Other progressives have suggested that ignoring a budgetary debt ceiling would eliminate all the angst, the nasty politics and the threat of default. Default would just be another word. Tell that to Greece, Spain and Italy, the latest countries heading for the junk bond market.

This is not meant to be a frivolous observation: We need political reform from the bottom up – not unlike what we just saw in Wisconsin, when average citizens at the bottom of the economic ladder, finally came to grips with out-of-control spending on public sector employees. (But the impending debt crisis goes well beyond the overreach of public sector unions.) The new "bottom" needs to be an informed younger voter, because the "top" – both politicians and older voters, including Republicans – are heavily invested in the status quo – keeping what's already theirs.

Politicians pander for votes to keep their high-paying jobs; and Greek-like, ensconced voters will not support the serious reform needed – the hundreds of free federal entitlements, such as Medicaid, Earned income tax credit etc., or subsidized entitlements such as Medicare, and Social Security. This goes beyond party politics. We – all of us – can't afford ourselves. Government sector employees are but a tip of this unaffordable iceberg.

To add insult to injury, we can't even get tax reform.

Many of the "forget about the deficit" schemes are being floated in advance of yet another debt ceiling crisis this Fall. They won't get through the Congress, but they will give Democrats blame game talking points.

The public debt of France, with a socialist president, is at 90 percent of GDP. The U.S., with a Democrat as president, is at 100 percent of GDP. Yet, the budget deficit crisis of 2011 was blamed on the Republican congress trying to seriously reduce the deficit. Democrats truly believe any debt ceiling is an illusory unconstitutional number. (As Senator Murray says, just pay the bills and be quiet please.)

Republicans were also blamed for the 1995 budget crisis. This was at the time of the first Republican majority in 40 years. They were elected on the promise to slow government spending. This conflicted with the Democratic Party's spending objectives. They tried to cut spending – got no agreement – so they surrendered to the Democrats after a partial shutdown of the government.

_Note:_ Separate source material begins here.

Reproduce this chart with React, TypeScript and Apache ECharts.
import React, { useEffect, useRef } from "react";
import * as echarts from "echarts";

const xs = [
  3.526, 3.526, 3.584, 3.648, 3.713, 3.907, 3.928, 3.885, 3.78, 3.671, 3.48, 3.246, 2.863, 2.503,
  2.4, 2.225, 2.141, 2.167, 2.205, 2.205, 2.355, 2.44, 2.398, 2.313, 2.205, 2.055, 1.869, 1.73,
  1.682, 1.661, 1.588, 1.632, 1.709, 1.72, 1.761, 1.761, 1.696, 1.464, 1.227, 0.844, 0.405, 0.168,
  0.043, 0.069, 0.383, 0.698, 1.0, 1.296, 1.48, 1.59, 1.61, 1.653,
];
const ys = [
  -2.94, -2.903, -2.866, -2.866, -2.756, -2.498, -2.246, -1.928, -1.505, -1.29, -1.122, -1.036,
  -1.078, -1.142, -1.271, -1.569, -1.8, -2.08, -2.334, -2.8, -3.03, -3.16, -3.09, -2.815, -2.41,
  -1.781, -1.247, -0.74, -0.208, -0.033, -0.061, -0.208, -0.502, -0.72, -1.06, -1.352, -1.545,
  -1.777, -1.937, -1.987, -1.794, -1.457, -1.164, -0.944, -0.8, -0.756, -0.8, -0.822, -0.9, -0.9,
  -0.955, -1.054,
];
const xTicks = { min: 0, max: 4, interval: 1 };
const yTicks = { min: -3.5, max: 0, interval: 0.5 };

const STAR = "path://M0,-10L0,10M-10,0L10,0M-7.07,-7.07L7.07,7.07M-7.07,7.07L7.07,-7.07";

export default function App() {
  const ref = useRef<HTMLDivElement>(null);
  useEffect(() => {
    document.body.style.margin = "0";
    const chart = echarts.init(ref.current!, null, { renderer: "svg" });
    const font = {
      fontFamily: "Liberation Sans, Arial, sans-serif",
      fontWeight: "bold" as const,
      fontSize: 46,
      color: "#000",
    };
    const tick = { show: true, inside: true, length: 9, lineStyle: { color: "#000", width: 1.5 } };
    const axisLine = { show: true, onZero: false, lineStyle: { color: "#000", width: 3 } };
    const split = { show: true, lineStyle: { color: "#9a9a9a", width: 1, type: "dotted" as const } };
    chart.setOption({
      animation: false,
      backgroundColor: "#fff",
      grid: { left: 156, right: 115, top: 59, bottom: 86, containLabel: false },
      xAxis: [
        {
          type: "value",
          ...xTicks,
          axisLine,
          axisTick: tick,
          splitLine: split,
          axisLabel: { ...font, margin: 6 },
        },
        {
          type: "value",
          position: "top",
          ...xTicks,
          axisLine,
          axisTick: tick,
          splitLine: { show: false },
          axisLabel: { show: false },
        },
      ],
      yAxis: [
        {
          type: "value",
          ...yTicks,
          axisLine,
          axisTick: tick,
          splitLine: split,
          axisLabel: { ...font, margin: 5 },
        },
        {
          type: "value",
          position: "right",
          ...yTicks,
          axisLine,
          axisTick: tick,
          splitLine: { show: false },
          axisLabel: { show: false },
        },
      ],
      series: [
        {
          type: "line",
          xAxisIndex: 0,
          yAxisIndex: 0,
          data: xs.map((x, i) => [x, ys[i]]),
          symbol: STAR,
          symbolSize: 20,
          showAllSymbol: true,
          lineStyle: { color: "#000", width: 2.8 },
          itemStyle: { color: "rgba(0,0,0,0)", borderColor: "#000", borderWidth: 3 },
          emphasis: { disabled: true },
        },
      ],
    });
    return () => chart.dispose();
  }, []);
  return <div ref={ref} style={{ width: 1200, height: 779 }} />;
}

Here we are in 2012 with the Congressional Budget Office (CBO) warning of a devastating fiscal crisis as our debt soars, with yet another potential year end budget crisis awaiting us.

The CBO is begging for a grand bargain. Nothing will happen until after the November election with a lame duck congress. Each party wants to see who prevails. Even if the Republicans win, they would need a veto proof Senate – hardly likely. But it would at least facilitate a grand bargain and lay the groundwork for the almost impossible task of restoring fiscal sanity.

There are simply too many moving parts. (Think Obamacare plus 1 million.) It will take a generation to just downsize government to get a handle on this mess.

Progressive Democrats appear to have little concern for a budget with a debt ceiling – apart from their view that putting spending controls on a Congress violates the Constitution. That simply doesn't square with CBO's concern that growing debt "would increase the probability of a sudden fiscal crisis, during which investors would lose confidence in the government's ability to manage its budget…" What budget? The Democratic Senate hasn't even passed one.

This will not have a happy ending. President Obama does not govern or campaign as a uniter. It is not his style. He has been applauded for his skill as a rhetorician, not an inspiring leader. (His remarks at a Latino rally in Cincinnati when he wasn't on teleprompter: "If Latinos sit out the election, instead of saying, we're gonna punish our enemies and we're gonna reward our friends who stand with us…") Name one president who has used such language. He governs and campaigns like a union leader – brutal, divisive, identity politics.

If the Democrats win in November, the CBO might as well forget about their hope for a grand bargain.

It too will remain an illusion along with spending controls.

John Reiniers, a regular columnist for Hernando Today, lives in Spring Hill.